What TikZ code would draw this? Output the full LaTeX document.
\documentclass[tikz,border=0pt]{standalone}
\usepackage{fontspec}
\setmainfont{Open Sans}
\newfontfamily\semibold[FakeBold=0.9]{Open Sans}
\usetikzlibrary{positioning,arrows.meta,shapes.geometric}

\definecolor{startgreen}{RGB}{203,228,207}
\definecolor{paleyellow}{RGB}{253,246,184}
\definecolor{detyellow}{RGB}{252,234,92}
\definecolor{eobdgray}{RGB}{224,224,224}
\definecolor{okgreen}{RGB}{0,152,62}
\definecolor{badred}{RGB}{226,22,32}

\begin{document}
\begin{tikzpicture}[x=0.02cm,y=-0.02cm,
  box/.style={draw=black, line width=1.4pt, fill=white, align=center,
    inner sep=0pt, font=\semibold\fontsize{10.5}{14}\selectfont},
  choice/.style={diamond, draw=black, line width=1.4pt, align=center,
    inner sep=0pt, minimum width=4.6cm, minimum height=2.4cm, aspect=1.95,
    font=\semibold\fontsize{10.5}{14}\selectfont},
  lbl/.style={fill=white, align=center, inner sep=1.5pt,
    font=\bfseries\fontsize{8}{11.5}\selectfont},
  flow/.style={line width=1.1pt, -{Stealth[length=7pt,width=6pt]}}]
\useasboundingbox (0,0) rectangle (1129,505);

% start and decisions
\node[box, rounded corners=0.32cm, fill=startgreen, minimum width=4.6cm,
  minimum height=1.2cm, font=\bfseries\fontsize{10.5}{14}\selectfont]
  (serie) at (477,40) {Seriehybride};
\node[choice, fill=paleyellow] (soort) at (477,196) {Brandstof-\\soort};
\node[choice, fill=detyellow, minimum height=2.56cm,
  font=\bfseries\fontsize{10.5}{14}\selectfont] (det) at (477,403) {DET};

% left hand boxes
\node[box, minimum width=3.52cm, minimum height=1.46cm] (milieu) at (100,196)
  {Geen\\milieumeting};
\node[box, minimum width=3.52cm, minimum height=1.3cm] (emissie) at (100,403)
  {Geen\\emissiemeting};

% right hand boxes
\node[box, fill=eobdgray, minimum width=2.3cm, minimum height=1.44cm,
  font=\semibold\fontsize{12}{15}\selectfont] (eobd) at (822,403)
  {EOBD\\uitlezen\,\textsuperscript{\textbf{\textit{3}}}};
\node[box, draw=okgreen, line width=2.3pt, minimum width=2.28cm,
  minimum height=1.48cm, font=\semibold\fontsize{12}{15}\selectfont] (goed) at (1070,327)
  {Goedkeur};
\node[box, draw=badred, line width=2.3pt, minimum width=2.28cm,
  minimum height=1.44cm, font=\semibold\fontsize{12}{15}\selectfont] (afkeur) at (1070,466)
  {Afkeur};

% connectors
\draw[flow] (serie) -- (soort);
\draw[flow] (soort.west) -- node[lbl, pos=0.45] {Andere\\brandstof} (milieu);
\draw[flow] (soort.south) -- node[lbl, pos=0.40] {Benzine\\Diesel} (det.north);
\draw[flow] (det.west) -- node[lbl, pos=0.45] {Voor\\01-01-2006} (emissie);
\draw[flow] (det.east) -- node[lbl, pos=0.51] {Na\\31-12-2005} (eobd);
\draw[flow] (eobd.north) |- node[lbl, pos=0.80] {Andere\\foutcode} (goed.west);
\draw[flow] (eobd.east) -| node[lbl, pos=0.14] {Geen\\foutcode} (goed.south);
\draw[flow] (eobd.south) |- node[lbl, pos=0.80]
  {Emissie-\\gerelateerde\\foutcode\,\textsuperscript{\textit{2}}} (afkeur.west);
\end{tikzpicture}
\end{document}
******
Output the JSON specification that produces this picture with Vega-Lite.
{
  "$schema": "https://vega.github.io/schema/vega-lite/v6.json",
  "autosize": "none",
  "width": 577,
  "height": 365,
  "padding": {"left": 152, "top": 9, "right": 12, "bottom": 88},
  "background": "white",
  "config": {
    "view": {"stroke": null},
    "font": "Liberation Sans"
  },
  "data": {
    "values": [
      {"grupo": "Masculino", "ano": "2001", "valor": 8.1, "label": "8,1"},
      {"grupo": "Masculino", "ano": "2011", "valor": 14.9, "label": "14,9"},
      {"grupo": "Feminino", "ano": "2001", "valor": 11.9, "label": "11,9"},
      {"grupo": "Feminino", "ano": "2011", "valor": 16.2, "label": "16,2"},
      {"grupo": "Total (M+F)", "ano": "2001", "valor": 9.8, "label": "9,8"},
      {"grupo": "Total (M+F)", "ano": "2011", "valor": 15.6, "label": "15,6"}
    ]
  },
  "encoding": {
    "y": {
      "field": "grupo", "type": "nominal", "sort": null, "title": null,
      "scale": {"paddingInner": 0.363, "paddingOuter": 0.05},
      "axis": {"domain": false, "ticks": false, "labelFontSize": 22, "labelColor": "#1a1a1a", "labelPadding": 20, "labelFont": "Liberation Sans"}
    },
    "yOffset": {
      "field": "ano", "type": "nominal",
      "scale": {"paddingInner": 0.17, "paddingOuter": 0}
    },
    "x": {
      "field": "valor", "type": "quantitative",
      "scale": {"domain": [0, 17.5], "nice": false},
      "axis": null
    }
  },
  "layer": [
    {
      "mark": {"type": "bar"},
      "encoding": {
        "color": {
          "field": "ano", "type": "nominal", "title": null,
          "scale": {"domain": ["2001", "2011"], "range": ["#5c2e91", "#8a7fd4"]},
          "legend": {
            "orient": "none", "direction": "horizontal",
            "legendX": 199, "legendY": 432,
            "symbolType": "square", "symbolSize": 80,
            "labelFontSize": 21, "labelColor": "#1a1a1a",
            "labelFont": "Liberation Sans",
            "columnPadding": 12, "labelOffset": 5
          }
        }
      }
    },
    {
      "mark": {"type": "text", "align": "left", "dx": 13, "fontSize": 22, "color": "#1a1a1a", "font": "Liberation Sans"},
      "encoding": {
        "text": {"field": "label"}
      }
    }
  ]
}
******
- **Job**
The first line to be transcribed is the one containing "What TikZ code", and the last is the one containing "(det) at (477,403)". Transcribe exactly those lines and nothing else.

- **Reply**
What TikZ code would draw this? Output the full LaTeX document.
\documentclass[tikz,border=0pt]{standalone}
\usepackage{fontspec}
\setmainfont{Open Sans}
\newfontfamily\semibold[FakeBold=0.9]{Open Sans}
\usetikzlibrary{positioning,arrows.meta,shapes.geometric}

\definecolor{startgreen}{RGB}{203,228,207}
\definecolor{paleyellow}{RGB}{253,246,184}
\definecolor{detyellow}{RGB}{252,234,92}
\definecolor{eobdgray}{RGB}{224,224,224}
\definecolor{okgreen}{RGB}{0,152,62}
\definecolor{badred}{RGB}{226,22,32}

\begin{document}
\begin{tikzpicture}[x=0.02cm,y=-0.02cm,
  box/.style={draw=black, line width=1.4pt, fill=white, align=center,
    inner sep=0pt, font=\semibold\fontsize{10.5}{14}\selectfont},
  choice/.style={diamond, draw=black, line width=1.4pt, align=center,
    inner sep=0pt, minimum width=4.6cm, minimum height=2.4cm, aspect=1.95,
    font=\semibold\fontsize{10.5}{14}\selectfont},
  lbl/.style={fill=white, align=center, inner sep=1.5pt,
    font=\bfseries\fontsize{8}{11.5}\selectfont},
  flow/.style={line width=1.1pt, -{Stealth[length=7pt,width=6pt]}}]
\useasboundingbox (0,0) rectangle (1129,505);

% start and decisions
\node[box, rounded corners=0.32cm, fill=startgreen, minimum width=4.6cm,
  minimum height=1.2cm, font=\bfseries\fontsize{10.5}{14}\selectfont]
  (serie) at (477,40) {Seriehybride};
\node[choice, fill=paleyellow] (soort) at (477,196) {Brandstof-\\soort};
\node[choice, fill=detyellow, minimum height=2.56cm,
  font=\bfseries\fontsize{10.5}{14}\selectfont] (det) at (477,403) {DET};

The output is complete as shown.